Fin de l’aide aux transporteurs: le sevrage sera difficile … pour les citoyens !

Fin de l’aide aux transporteurs: le sevrage sera difficile … pour les citoyens !

Dans le cadre de ses prévisions budgétaires, le gouvernement entend mettre fin à partir du deuxième semestre de l’année 2023, à l’aide octroyée jusquelà aux transporteurs. Cette dernière visait à préserver le pouvoir d’achat des ménages par la mise en place d’un mécanisme de compensation partiel du surcoût énergétique. La démarche n’a semble-t-il pas produit les effets escomptés, puisque les prix des denrées alimentaires se maintiennent, malgré une certaine stagnation, à des niveaux très élevés, pour ne pas dire inquiétants pour bon nombre de ménages marocains.

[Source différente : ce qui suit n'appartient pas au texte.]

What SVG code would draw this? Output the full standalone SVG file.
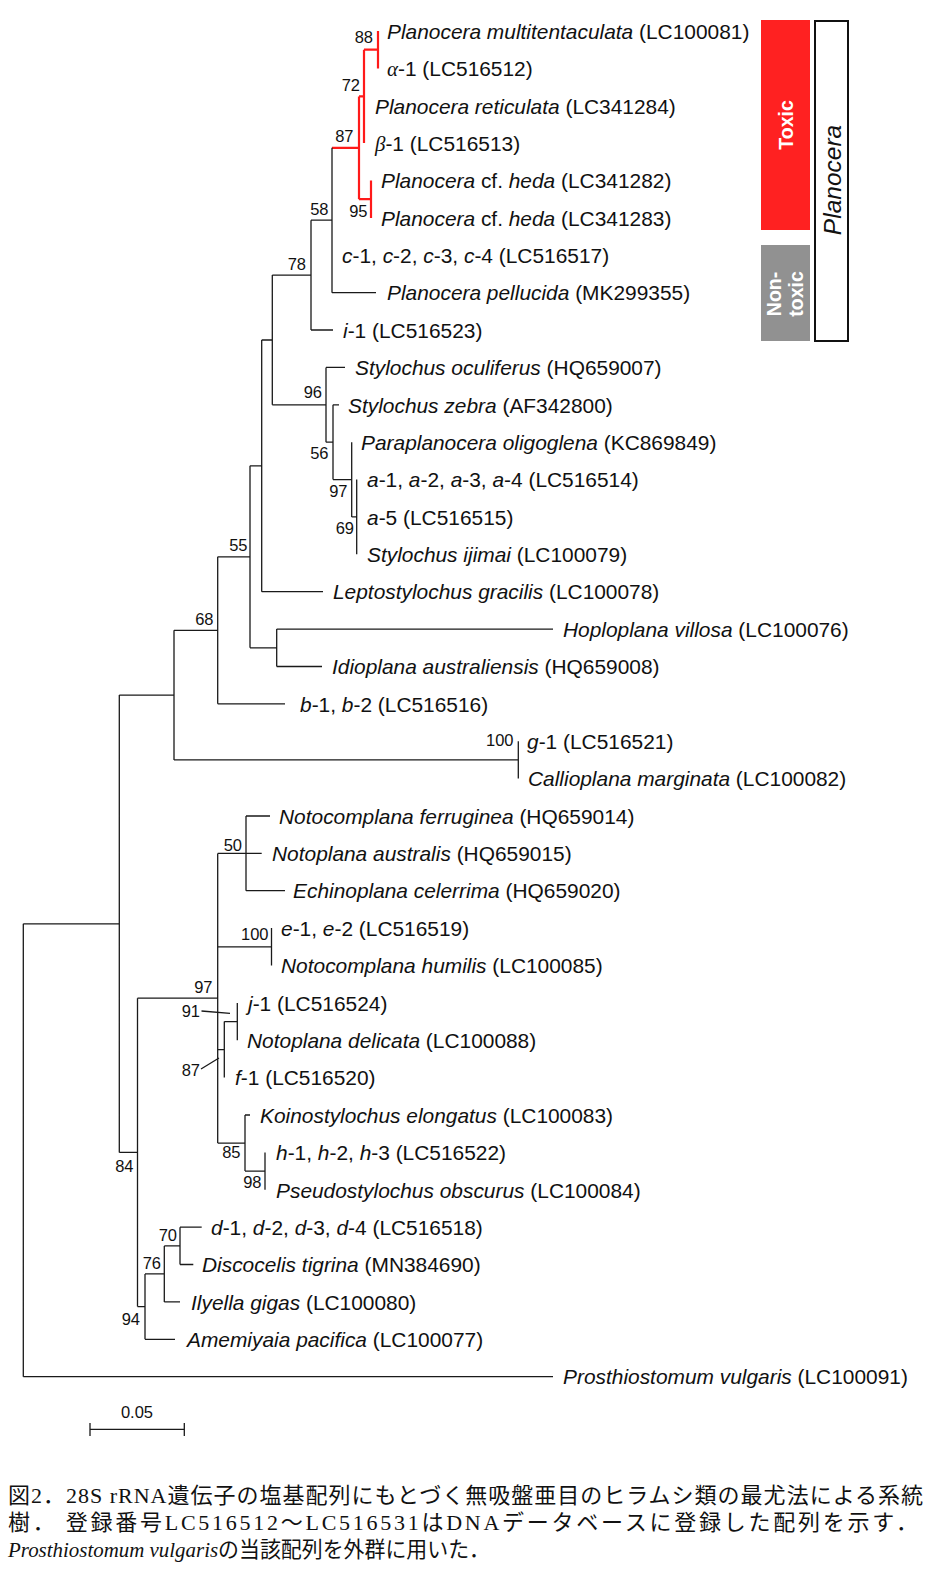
<svg xmlns="http://www.w3.org/2000/svg" width="941" height="1572" viewBox="0 0 941 1572">
<style>
.e{stroke:#1a1a1a;stroke-width:1.3;fill:none}
.r{stroke:#ff1a1a;stroke-width:2.2;fill:none}
.t{font-family:'Liberation Sans',Arial,sans-serif;font-size:20.9px;fill:#111}
.i{font-style:italic}
.g{font-family:'Liberation Serif','Times New Roman',serif;font-style:italic}
.b{font-family:'Liberation Sans',Arial,sans-serif;font-size:16.5px;fill:#111;text-anchor:end}
.w{font-family:'Liberation Sans',Arial,sans-serif;font-weight:bold;font-size:19.5px;fill:#fff;text-anchor:middle}
.cap{font-family:'Liberation Serif','Noto Sans CJK JP',serif;font-size:22px;fill:#111}
</style>
<rect width="941" height="1572" fill="#fff"/>
<g id="connectors">
<path class="r" d="M378,31V68.4M364,49.7H378M364,49.7V143.1M359,96.4H364M371,180.5V217.9M359,199.2H371M359,96.4V199.2M332,147.8H359"/>
<path class="e" d="M332,147.8V292.7M332,292.7H376M311,220.2H332M311,220.2V330M311,330H333M272.3,275.1H311M272.3,275.1V404.8M272.3,404.8H326M326,367.4V442.2M326,367.4H345M326,442.2H333M333,404.8V479.6M333,404.8H339M333,479.6H351.7M351.7,442.2V516.9M351.7,516.9H356.7M356.7,479.6V554.3M261.7,340H272.3M261.7,340V591.7M261.7,591.7H323M250,465.8H261.7M250,465.8V647.8M250,647.8H276.7M276.7,629.1V666.5M276.7,629.1H553M276.7,666.5H322M217.7,556.8H250M217.7,556.8V703.8M217.7,703.8H285M174,630.3H217.7M174,630.3V759.9M174,759.9H518.3M518.3,741.2V778.6M119.3,695.1H174M119.3,695.1V1152.4M119.3,1152.4H137.5M23.3,923.8H119.3M23.3,923.8V1376.7M23.3,1376.7H553M137.5,998.2V1306.6M137.5,998.2H217.7M137.5,1306.6H145M217.7,853.4V1143.1M217.7,853.4H246M217.7,946.8H271.5M217.7,1049.6H224.3M217.7,1143.1H245M246,816V890.7M246,816H270M246,853.4H261.7M246,890.7H285M271.5,928.1V965.5M224.3,1021.6V1077.6M224.3,1021.6H237.3M237.3,1002.9V1040.3M245,1115V1171.1M245,1115H250M245,1171.1H265M265,1152.4V1189.8M145,1273.9V1339.3M145,1339.3H175M145,1273.9H164.3M164.3,1245.9V1301.9M164.3,1301.9H180M164.3,1245.9H180M180,1227.2V1264.5M180,1227.2H201.7M180,1264.5H193.3"/>
<path class="e" stroke-width="1" d="M201.5,1011L230,1013.3M201,1069L219,1058"/>
</g>
<g id="bootstrap">
<text class="b" x="373" y="43">88</text>
<text class="b" x="360" y="90.5">72</text>
<text class="b" x="353.5" y="142">87</text>
<text class="b" x="367.5" y="216.5">95</text>
<text class="b" x="328.5" y="215">58</text>
<text class="b" x="306" y="270">78</text>
<text class="b" x="322" y="398">96</text>
<text class="b" x="328.5" y="459">56</text>
<text class="b" x="347.5" y="497">97</text>
<text class="b" x="354" y="534">69</text>
<text class="b" x="247.5" y="550.5">55</text>
<text class="b" x="213.5" y="625">68</text>
<text class="b" x="513.5" y="746">100</text>
<text class="b" x="242" y="850.5">50</text>
<text class="b" x="268.5" y="940">100</text>
<text class="b" x="212.5" y="993">97</text>
<text class="b" x="200" y="1017">91</text>
<text class="b" x="200" y="1076">87</text>
<text class="b" x="240.5" y="1158">85</text>
<text class="b" x="261.5" y="1188">98</text>
<text class="b" x="133.5" y="1171.5">84</text>
<text class="b" x="177" y="1240.5">70</text>
<text class="b" x="161" y="1269">76</text>
<text class="b" x="140" y="1325">94</text>
</g>
<g id="n1"><text class="t" x="387" y="38.7"><tspan class="i">Planocera multitentaculata</tspan> (LC100081)</text></g>
<g id="n2"><text class="t" x="387" y="76.1"><tspan class="g">α</tspan>-1 (LC516512)</text></g>
<g id="n3"><text class="t" x="375" y="113.5"><tspan class="i">Planocera reticulata</tspan> (LC341284)</text></g>
<g id="n4"><text class="t" x="375" y="150.8"><tspan class="g">β</tspan>-1 (LC516513)</text></g>
<g id="n5"><text class="t" x="381" y="188.2"><tspan class="i">Planocera</tspan> cf. <tspan class="i">heda</tspan> (LC341282)</text></g>
<g id="n6"><text class="t" x="381" y="225.6"><tspan class="i">Planocera</tspan> cf. <tspan class="i">heda</tspan> (LC341283)</text></g>
<g id="n7"><text class="t" x="342" y="263"><tspan class="i">c</tspan>-1, <tspan class="i">c</tspan>-2, <tspan class="i">c</tspan>-3, <tspan class="i">c</tspan>-4 (LC516517)</text></g>
<g id="n8"><text class="t" x="387" y="300.4"><tspan class="i">Planocera pellucida</tspan> (MK299355)</text></g>
<g id="n9"><text class="t" x="343" y="337.7"><tspan class="i">i</tspan>-1 (LC516523)</text></g>
<g id="n10"><text class="t" x="355" y="375.1"><tspan class="i">Stylochus oculiferus</tspan> (HQ659007)</text></g>
<g id="n11"><text class="t" x="348" y="412.5"><tspan class="i">Stylochus zebra</tspan> (AF342800)</text></g>
<g id="n12"><text class="t" x="361" y="449.9"><tspan class="i">Paraplanocera oligoglena</tspan> (KC869849)</text></g>
<g id="n13"><text class="t" x="367" y="487.3"><tspan class="i">a</tspan>-1, <tspan class="i">a</tspan>-2, <tspan class="i">a</tspan>-3, <tspan class="i">a</tspan>-4 (LC516514)</text></g>
<g id="n14"><text class="t" x="367" y="524.6"><tspan class="i">a</tspan>-5 (LC516515)</text></g>
<g id="n15"><text class="t" x="367" y="562"><tspan class="i">Stylochus ijimai</tspan> (LC100079)</text></g>
<g id="n16"><text class="t" x="333" y="599.4"><tspan class="i">Leptostylochus gracilis</tspan> (LC100078)</text></g>
<g id="n17"><text class="t" x="563" y="636.8"><tspan class="i">Hoploplana villosa</tspan> (LC100076)</text></g>
<g id="n18"><text class="t" x="332" y="674.2"><tspan class="i">Idioplana australiensis</tspan> (HQ659008)</text></g>
<g id="n19"><text class="t" x="300" y="711.5"><tspan class="i">b</tspan>-1, <tspan class="i">b</tspan>-2 (LC516516)</text></g>
<g id="n20"><text class="t" x="527" y="748.9"><tspan class="i">g</tspan>-1 (LC516521)</text></g>
<g id="n21"><text class="t" x="528" y="786.3"><tspan class="i">Callioplana marginata</tspan> (LC100082)</text></g>
<g id="n22"><text class="t" x="279" y="823.7"><tspan class="i">Notocomplana ferruginea</tspan> (HQ659014)</text></g>
<g id="n23"><text class="t" x="272" y="861.1"><tspan class="i">Notoplana australis</tspan> (HQ659015)</text></g>
<g id="n24"><text class="t" x="293" y="898.4"><tspan class="i">Echinoplana celerrima</tspan> (HQ659020)</text></g>
<g id="n25"><text class="t" x="281" y="935.8"><tspan class="i">e</tspan>-1, <tspan class="i">e</tspan>-2 (LC516519)</text></g>
<g id="n26"><text class="t" x="281" y="973.2"><tspan class="i">Notocomplana humilis</tspan> (LC100085)</text></g>
<g id="n27"><text class="t" x="248" y="1010.6"><tspan class="i">j</tspan>-1 (LC516524)</text></g>
<g id="n28"><text class="t" x="247" y="1048"><tspan class="i">Notoplana delicata</tspan> (LC100088)</text></g>
<g id="n29"><text class="t" x="235" y="1085.3"><tspan class="i">f</tspan>-1 (LC516520)</text></g>
<g id="n30"><text class="t" x="260" y="1122.7"><tspan class="i">Koinostylochus elongatus</tspan> (LC100083)</text></g>
<g id="n31"><text class="t" x="276" y="1160.1"><tspan class="i">h</tspan>-1, <tspan class="i">h</tspan>-2, <tspan class="i">h</tspan>-3 (LC516522)</text></g>
<g id="n32"><text class="t" x="276" y="1197.5"><tspan class="i">Pseudostylochus obscurus</tspan> (LC100084)</text></g>
<g id="n33"><text class="t" x="211" y="1234.9"><tspan class="i">d</tspan>-1, <tspan class="i">d</tspan>-2, <tspan class="i">d</tspan>-3, <tspan class="i">d</tspan>-4 (LC516518)</text></g>
<g id="n34"><text class="t" x="202" y="1272.2"><tspan class="i">Discocelis tigrina</tspan> (MN384690)</text></g>
<g id="n35"><text class="t" x="191" y="1309.6"><tspan class="i">Ilyella gigas</tspan> (LC100080)</text></g>
<g id="n36"><text class="t" x="187" y="1347"><tspan class="i">Amemiyaia pacifica</tspan> (LC100077)</text></g>
<g id="n37"><text class="t" x="563" y="1384.4"><tspan class="i">Prosthiostomum vulgaris</tspan> (LC100091)</text></g>
<g id="legend-toxic"><rect x="761" y="20" width="49" height="210" fill="#ff2121"/><text class="w" transform="translate(793,125) rotate(-90)">Toxic</text></g>
<g id="legend-nontoxic"><rect x="761" y="245" width="49" height="96" fill="#919191"/><text class="w" transform="translate(781,294) rotate(-90)">Non-</text><text class="w" transform="translate(803,294) rotate(-90)">toxic</text></g>
<g id="legend-planocera"><rect x="815" y="21" width="33" height="320" fill="#fff" stroke="#111" stroke-width="2"/><text class="t i" style="font-size:24.5px" text-anchor="middle" transform="translate(841,180) rotate(-90)">Planocera</text></g>
<g id="scalebar"><path class="e" d="M90,1429.3H184.3M90,1423V1436M184.3,1423V1436"/><text class="b" style="text-anchor:middle" x="137" y="1418">0.05</text></g>
<g id="caption">
<text class="cap" x="8" y="1503" textLength="915" lengthAdjust="spacing">図2．28S rRNA遺伝子の塩基配列にもとづく無吸盤亜目のヒラムシ類の最尤法による系統</text>
<text class="cap" x="8" y="1530" textLength="910" lengthAdjust="spacing">樹． 登録番号LC516512～LC516531はDNAデータベースに登録した配列を示す．</text>
<text class="cap" x="8" y="1557" textLength="482" lengthAdjust="spacingAndGlyphs"><tspan class="i">Prosthiostomum vulgaris</tspan>の当該配列を外群に用いた．</text>
</g>
</svg>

Quant aux transporteurs, ils fustigent cette démarche en mettant en avant leur propre référentiel, à savoir un litre de gasoil à 9 DH. Une forme de chantage à peine voilée, puisque le sous-entendu est on ne peut plus clair : si l’aide étatique venait à être supprimée, nous refuserons de déduire de nos marges la différence entre le prix optimal de 9 DH/l et le prix actuel qui gravite autour de 11,7 DH/l. Autrement dit, c’est au citoyen qu’il reviendra de porter ce fardeau. Comme d’habitude, vous me direz.

De son côté, le gouvernement refuse bec et ongles de toucher aux sacro-saintes TVA et TIC (Taxe intérieure de consommation) sur les hydrocarbures, dont le poids cumulé pèse actuellement autour de 31% du prix final pour le gasoil, et 38% pour l’essence. Une aubaine qu’il n’entend pas lâcher de si tôt, d’autant plus que les finances de l’Etat ne sont pas au beau fixe actuellement. Que faire ? Voilà la question qui fâche, tellement les recours possibles semblent manquer cruellement. Car retenir l’inflation par des digues tarifaires ou par des aides en amont, ne fait que retarder l’inévitable, avec peut-être même un effet amplifié.

Casser le thermomètre n’a jamais fait disparaître la fièvre. Peut-être que dans les cas les plus compliqués comme celuici, le mieux serait de ne rien faire, laissant ainsi les choses se faire par elles-mêmes. Mais laisser les prix réels s’exprimer dans le contexte actuel, sans la mise en place d’un registre social unifié qui permettrait d’aider directement les populations les plus fragiles, reviendrait à achever ce qui reste de la classe moyenne, tout en projetant davantage les plus précaires dans la misère.

Cependant, si l’on veut quand même agir efficacement en faveur des consommateurs, tout en prenant en compte l’intérêt des transporteurs dans le cas présent, certaines conditions doivent être réunies. Car agir efficacement sur un secteur, réclame un certain nombre de prérequis sans lesquels toute aide octroyée reviendrait à verser de l’eau dans le sable. Le premier des prérequis étant la transparence du secteur en question, en l'occurrence celui des hydrocarbures, ou sur un autre registre, celui de l’agroalimentaire. Cette transparence doit porter autant sur la structure des prix que sur les marges et les coûts d’approvisionnement.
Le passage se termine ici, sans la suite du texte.